[START INFORMATION SUPPLIED]

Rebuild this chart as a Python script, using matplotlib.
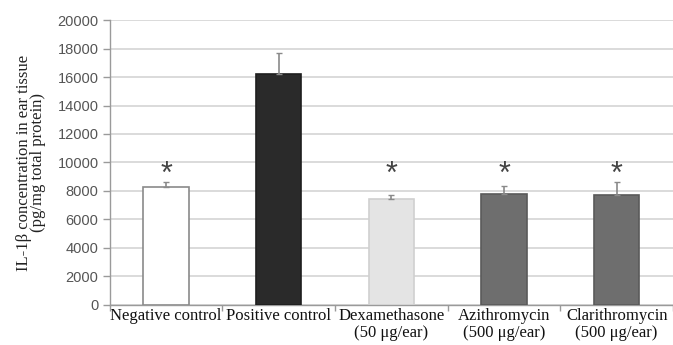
import matplotlib
matplotlib.use("Agg")
import matplotlib.pyplot as plt
import numpy as np

categories = ["Negative control", "Positive control", "Dexamethasone\n(50 \u03bcg/ear)",
              "Azithromycin\n(500 \u03bcg/ear)", "Clarithromycin\n(500 \u03bcg/ear)"]
values = [8300, 16200, 7450, 7800, 7750]
errors = [300, 1500, 250, 550, 850]
significant = [True, False, True, True, True]
star_level = 9100
y_ticks = list(range(0, 20001, 2000))

fill_colors = ["#ffffff", "#2a2a2a", "#e4e4e4", "#6e6e6e", "#6e6e6e"]
edge_colors = ["#8a8a8a", "#1e1e1e", "#d0d0d0", "#5a5a5a", "#5a5a5a"]

fig = plt.figure(figsize=(6.73, 3.45), dpi=100)
ax = fig.add_axes([0.163, 0.116, 0.837, 0.826])

x = np.arange(len(categories))
ax.bar(x, values, width=0.4, color=fill_colors, edgecolor=edge_colors, linewidth=1.2, zorder=3)
ax.errorbar(x, values, yerr=[np.zeros(len(errors)), errors], fmt="none",
            ecolor="#8a8a8a", elinewidth=1.2, capsize=2.5, capthick=1.0, zorder=4)

# significance stars sit at a common height
for xi, s in zip(x, significant):
    if s:
        ax.text(xi, star_level, "*", ha="center", va="center", fontsize=22,
                color="#444444", family="Liberation Sans")

ax.set_xlim(-0.5, len(categories) - 0.5)
ax.set_ylim(0, 20000)
ax.set_yticks(y_ticks)
ax.set_yticklabels([str(t) for t in y_ticks], family="Liberation Sans", fontsize=10.5, color="#555555")
ax.yaxis.grid(True, color="#d4d4d4", linewidth=1.2, zorder=0)
ax.set_axisbelow(True)

ax.set_xticks(x)
ax.set_xticklabels(categories, family="Liberation Serif", fontsize=12, color="#111111",
                   linespacing=1.1)
ax.set_xticks(np.arange(len(categories) + 1) - 0.5, minor=True)
ax.tick_params(axis="x", which="major", length=0, pad=2)
ax.tick_params(axis="x", which="minor", length=4, color="#9a9a9a", width=1)
ax.tick_params(axis="y", length=5, color="#9a9a9a", width=1, pad=3)

for side in ["top", "right"]:
    ax.spines[side].set_visible(False)
for side in ["left", "bottom"]:
    ax.spines[side].set_color("#9a9a9a")
    ax.spines[side].set_linewidth(1.0)

ax.set_ylabel("IL-1\u03b2 concentration in ear tissue\n(pg/mg total protein)",
              family="Liberation Serif", fontsize=12, color="#222222", linespacing=0.9,
              labelpad=8)

fig.savefig("out.png", dpi=100)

[END INFORMATION SUPPLIED]

STATED EXERCISE:
Without the pictures, return the listing above from its first line through the line that has "import numpy as np".

OUTPUT FOR THIS TASK:
Rebuild this chart as a Python script, using matplotlib.
import matplotlib
matplotlib.use("Agg")
import matplotlib.pyplot as plt
import numpy as np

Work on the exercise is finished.